*WHAT YOU SHOULD DO:* Word for word, quote all of the material, omitting the pictures.

═════ DATA EXCERPT ═════

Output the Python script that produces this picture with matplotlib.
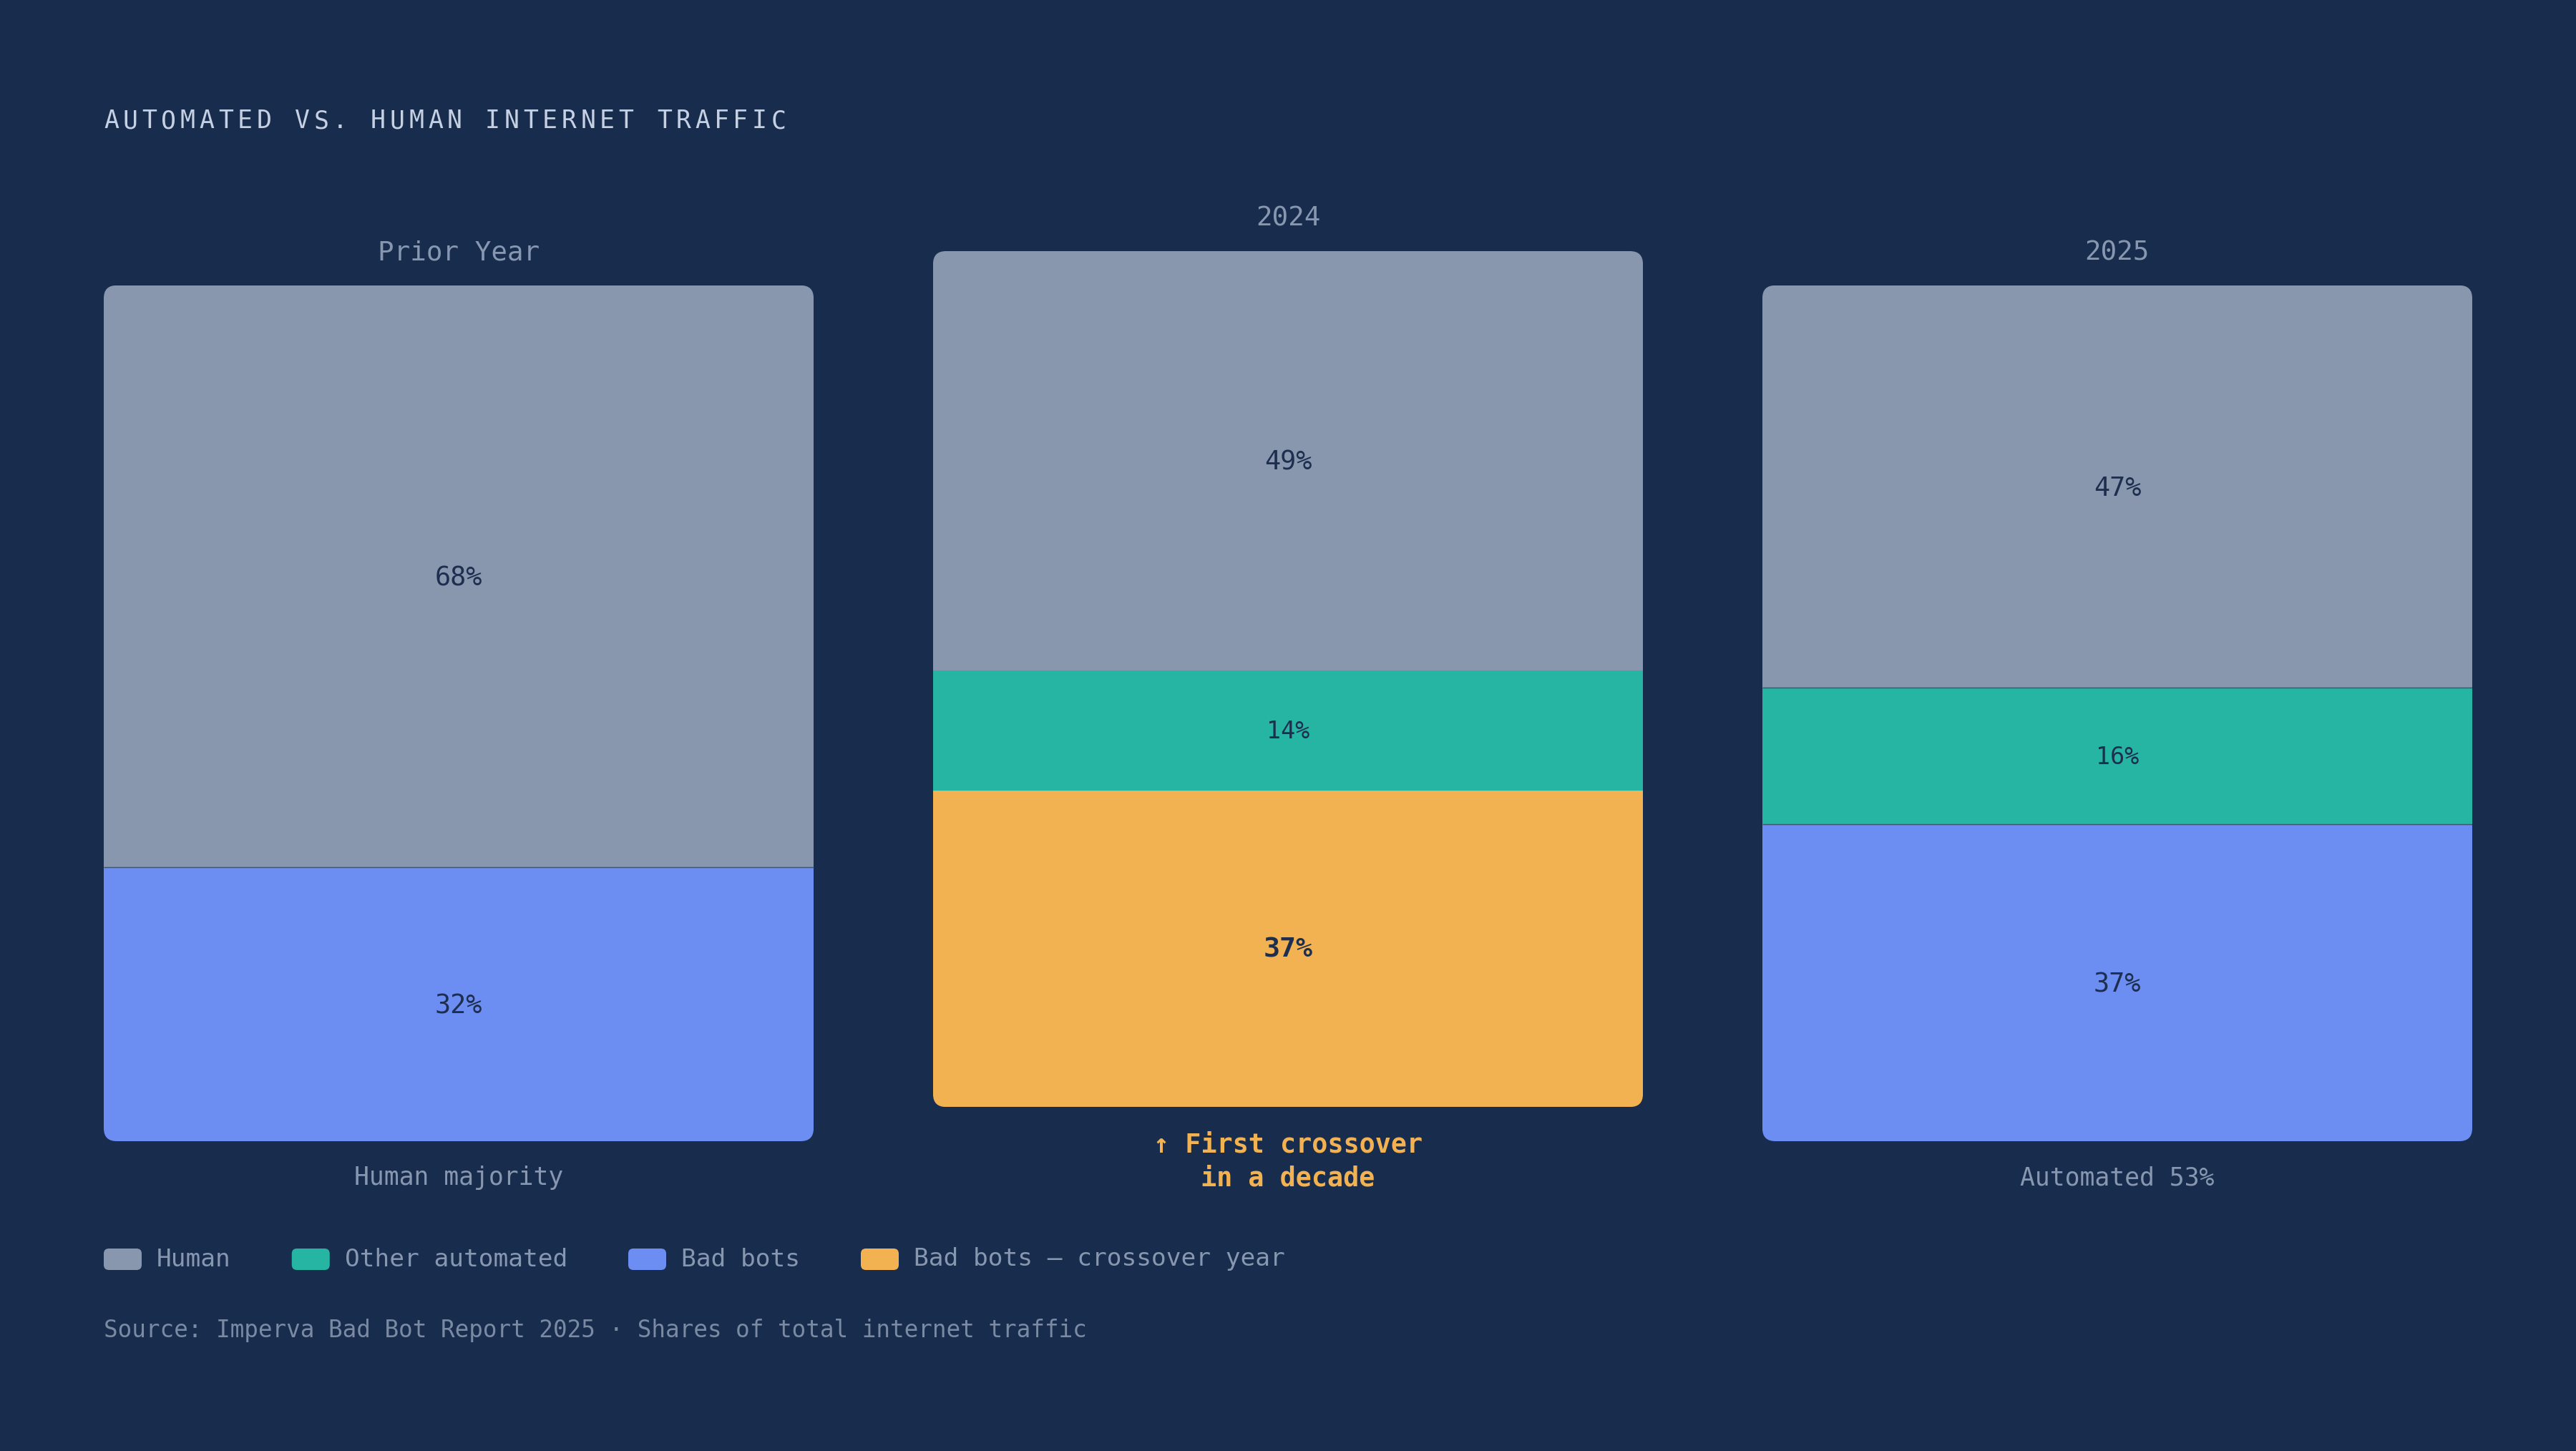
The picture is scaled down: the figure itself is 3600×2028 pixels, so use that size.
import matplotlib
matplotlib.use("Agg")
import matplotlib.pyplot as plt
from matplotlib.patches import FancyBboxPatch
import numpy as np

# Dados (percentual do tráfego total)
colunas = ["Prior Year", "2024", "2025"]
rodapes = ["Human majority", "\u2191 First crossover\nin a decade", "Automated 53%"]
humano = [68, 49, 47]
outros_auto = [0, 14, 16]
bad_bots = [32, 37, 37]
destaque = [False, True, False]   # 2024 = ano do cruzamento

series = ["Human", "Other automated", "Bad bots", "Bad bots \u2014 crossover year"]

# Cores
FUNDO = "#182c4d"
COR_HUMANO = "#8897ae"
COR_OUTROS = "#26b5a3"
COR_BOTS = "#6c8ef2"
COR_CROSS = "#f3b252"
TXT_ESCURO = "#1d2e4f"
TXT_CINZA = "#8797b0"
TXT_CLARO = "#c5d0e3"

plt.rcParams["font.family"] = ["DejaVu Sans Mono", "DejaVu Sans"]

W, H = 3600, 2028
fig = plt.figure(figsize=(W / 100, H / 100), dpi=100, facecolor=FUNDO)

# eixo das barras
lift = 4
ax = fig.add_axes([145 / W, 433 / H, 3310 / W, 1244 / H])
ax.set_facecolor("none")
ax.set_xlim(-0.428, 2.428)
ax.set_ylim(0, 100 + lift)
ax.axis("off")

largura = 0.856
x = np.arange(len(colunas))

# aspecto para cantos arredondados
px_x = 3310 / 2.856
px_y = 1244 / (100 + lift)
raio = 18 / px_x

for i in range(len(colunas)):
    base = lift if destaque[i] else 0
    total = humano[i] + outros_auto[i] + bad_bots[i]
    clip = FancyBboxPatch((x[i] - largura / 2, base), largura, total,
                          boxstyle=f"round,pad=0,rounding_size={raio}",
                          mutation_aspect=px_x / px_y,
                          transform=ax.transData, facecolor="none", edgecolor="none")
    ax.add_patch(clip)

    cor_bots = COR_CROSS if destaque[i] else COR_BOTS
    segs = [(bad_bots[i], cor_bots), (outros_auto[i], COR_OUTROS), (humano[i], COR_HUMANO)]
    y0 = base
    limites = []
    for val, cor in segs:
        if val == 0:
            continue
        b = ax.bar(x[i], val, bottom=y0, width=largura, color=cor, linewidth=0)
        for p in b:
            p.set_clip_path(clip)
        # rótulo
        if destaque[i] and cor == COR_CROSS:
            peso, tam = "bold", 27.5
        elif val < 20:
            peso, tam = "normal", 24
        else:
            peso, tam = "normal", 26.5
        ax.annotate(f"{val}%", (x[i], y0 + val / 2), xytext=(0, -1.5),
                    textcoords="offset points", ha="center", va="center",
                    fontsize=tam, fontweight=peso, color=TXT_ESCURO)
        y0 += val
        limites.append(y0)
    if not destaque[i]:
        for yl in limites[:-1]:
            ax.hlines(yl, x[i] - largura / 2, x[i] + largura / 2,
                      color="#3d5373", linewidth=1.0, zorder=3)

    # título da coluna
    ax.annotate(colunas[i], (x[i], base + total), xytext=(0, 32.5),
                textcoords="offset points", ha="center", va="center",
                fontsize=27, color=TXT_CINZA)
    # rodapé
    if destaque[i]:
        ax.annotate(rodapes[i], (x[i], base), xytext=(0, -55),
                    textcoords="offset points", ha="center", va="center",
                    fontsize=26.5, fontweight="bold", color=COR_CROSS,
                    linespacing=1.34, multialignment="center")
    else:
        ax.annotate(rodapes[i], (x[i], base), xytext=(0, -37),
                    textcoords="offset points", ha="center", va="center",
                    fontsize=25, color=TXT_CINZA)

# título com espaçamento entre letras
titulo = "AUTOMATED VS. HUMAN INTERNET TRAFFIC"
for k, ch in enumerate(titulo):
    fig.text((145 + k * 26.65) / W, 1 - 169 / H, ch, ha="left", va="center",
             fontsize=25, color=TXT_CLARO)

# legenda manual
fig.canvas.draw()
renderer = fig.canvas.get_renderer()
cores_leg = [COR_HUMANO, COR_OUTROS, COR_BOTS, COR_CROSS]
xl = 145
yl = 1 - 1760 / H
for nome, cor in zip(series, cores_leg):
    q = FancyBboxPatch((xl / W, yl - 15 / H), 53 / W, 30 / H,
                       boxstyle="round,pad=0,rounding_size=0.002",
                       mutation_aspect=W / H,
                       transform=fig.transFigure, facecolor=cor, edgecolor="none")
    fig.patches.append(q)
    t = fig.text((xl + 74) / W, yl, nome, ha="left", va="center",
                 fontsize=24.8, color=TXT_CINZA)
    bb = t.get_window_extent(renderer)
    xl = bb.x1 + 85

fig.text(145 / W, 1 - 1860 / H,
         "Source: Imperva Bad Bot Report 2025 \u00b7 Shares of total internet traffic",
         ha="left", va="center", fontsize=23.5, color="#7a8aa3")

fig.savefig("out.png", dpi=100, facecolor=FUNDO)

═════

*RESULT:*
Output the Python script that produces this picture with matplotlib.
The picture is scaled down: the figure itself is 3600×2028 pixels, so use that size.
import matplotlib
matplotlib.use("Agg")
import matplotlib.pyplot as plt
from matplotlib.patches import FancyBboxPatch
import numpy as np

# Dados (percentual do tráfego total)
colunas = ["Prior Year", "2024", "2025"]
rodapes = ["Human majority", "\u2191 First crossover\nin a decade", "Automated 53%"]
humano = [68, 49, 47]
outros_auto = [0, 14, 16]
bad_bots = [32, 37, 37]
destaque = [False, True, False]   # 2024 = ano do cruzamento

series = ["Human", "Other automated", "Bad bots", "Bad bots \u2014 crossover year"]

# Cores
FUNDO = "#182c4d"
COR_HUMANO = "#8897ae"
COR_OUTROS = "#26b5a3"
COR_BOTS = "#6c8ef2"
COR_CROSS = "#f3b252"
TXT_ESCURO = "#1d2e4f"
TXT_CINZA = "#8797b0"
TXT_CLARO = "#c5d0e3"

plt.rcParams["font.family"] = ["DejaVu Sans Mono", "DejaVu Sans"]

W, H = 3600, 2028
fig = plt.figure(figsize=(W / 100, H / 100), dpi=100, facecolor=FUNDO)

# eixo das barras
lift = 4
ax = fig.add_axes([145 / W, 433 / H, 3310 / W, 1244 / H])
ax.set_facecolor("none")
ax.set_xlim(-0.428, 2.428)
ax.set_ylim(0, 100 + lift)
ax.axis("off")

largura = 0.856
x = np.arange(len(colunas))

# aspecto para cantos arredondados
px_x = 3310 / 2.856
px_y = 1244 / (100 + lift)
raio = 18 / px_x

for i in range(len(colunas)):
    base = lift if destaque[i] else 0
    total = humano[i] + outros_auto[i] + bad_bots[i]
    clip = FancyBboxPatch((x[i] - largura / 2, base), largura, total,
                          boxstyle=f"round,pad=0,rounding_size={raio}",
                          mutation_aspect=px_x / px_y,
                          transform=ax.transData, facecolor="none", edgecolor="none")
    ax.add_patch(clip)

    cor_bots = COR_CROSS if destaque[i] else COR_BOTS
    segs = [(bad_bots[i], cor_bots), (outros_auto[i], COR_OUTROS), (humano[i], COR_HUMANO)]
    y0 = base
    limites = []
    for val, cor in segs:
        if val == 0:
            continue
        b = ax.bar(x[i], val, bottom=y0, width=largura, color=cor, linewidth=0)
        for p in b:
            p.set_clip_path(clip)
        # rótulo
        if destaque[i] and cor == COR_CROSS:
            peso, tam = "bold", 27.5
        elif val < 20:
            peso, tam = "normal", 24
        else:
            peso, tam = "normal", 26.5
        ax.annotate(f"{val}%", (x[i], y0 + val / 2), xytext=(0, -1.5),
                    textcoords="offset points", ha="center", va="center",
                    fontsize=tam, fontweight=peso, color=TXT_ESCURO)
        y0 += val
        limites.append(y0)
    if not destaque[i]:
        for yl in limites[:-1]:
            ax.hlines(yl, x[i] - largura / 2, x[i] + largura / 2,
                      color="#3d5373", linewidth=1.0, zorder=3)

    # título da coluna
    ax.annotate(colunas[i], (x[i], base + total), xytext=(0, 32.5),
                textcoords="offset points", ha="center", va="center",
                fontsize=27, color=TXT_CINZA)
    # rodapé
    if destaque[i]:
        ax.annotate(rodapes[i], (x[i], base), xytext=(0, -55),
                    textcoords="offset points", ha="center", va="center",
                    fontsize=26.5, fontweight="bold", color=COR_CROSS,
                    linespacing=1.34, multialignment="center")
    else:
        ax.annotate(rodapes[i], (x[i], base), xytext=(0, -37),
                    textcoords="offset points", ha="center", va="center",
                    fontsize=25, color=TXT_CINZA)

# título com espaçamento entre letras
titulo = "AUTOMATED VS. HUMAN INTERNET TRAFFIC"
for k, ch in enumerate(titulo):
    fig.text((145 + k * 26.65) / W, 1 - 169 / H, ch, ha="left", va="center",
             fontsize=25, color=TXT_CLARO)

# legenda manual
fig.canvas.draw()
renderer = fig.canvas.get_renderer()
cores_leg = [COR_HUMANO, COR_OUTROS, COR_BOTS, COR_CROSS]
xl = 145
yl = 1 - 1760 / H
for nome, cor in zip(series, cores_leg):
    q = FancyBboxPatch((xl / W, yl - 15 / H), 53 / W, 30 / H,
                       boxstyle="round,pad=0,rounding_size=0.002",
                       mutation_aspect=W / H,
                       transform=fig.transFigure, facecolor=cor, edgecolor="none")
    fig.patches.append(q)
    t = fig.text((xl + 74) / W, yl, nome, ha="left", va="center",
                 fontsize=24.8, color=TXT_CINZA)
    bb = t.get_window_extent(renderer)
    xl = bb.x1 + 85

fig.text(145 / W, 1 - 1860 / H,
         "Source: Imperva Bad Bot Report 2025 \u00b7 Shares of total internet traffic",
         ha="left", va="center", fontsize=23.5, color="#7a8aa3")

fig.savefig("out.png", dpi=100, facecolor=FUNDO)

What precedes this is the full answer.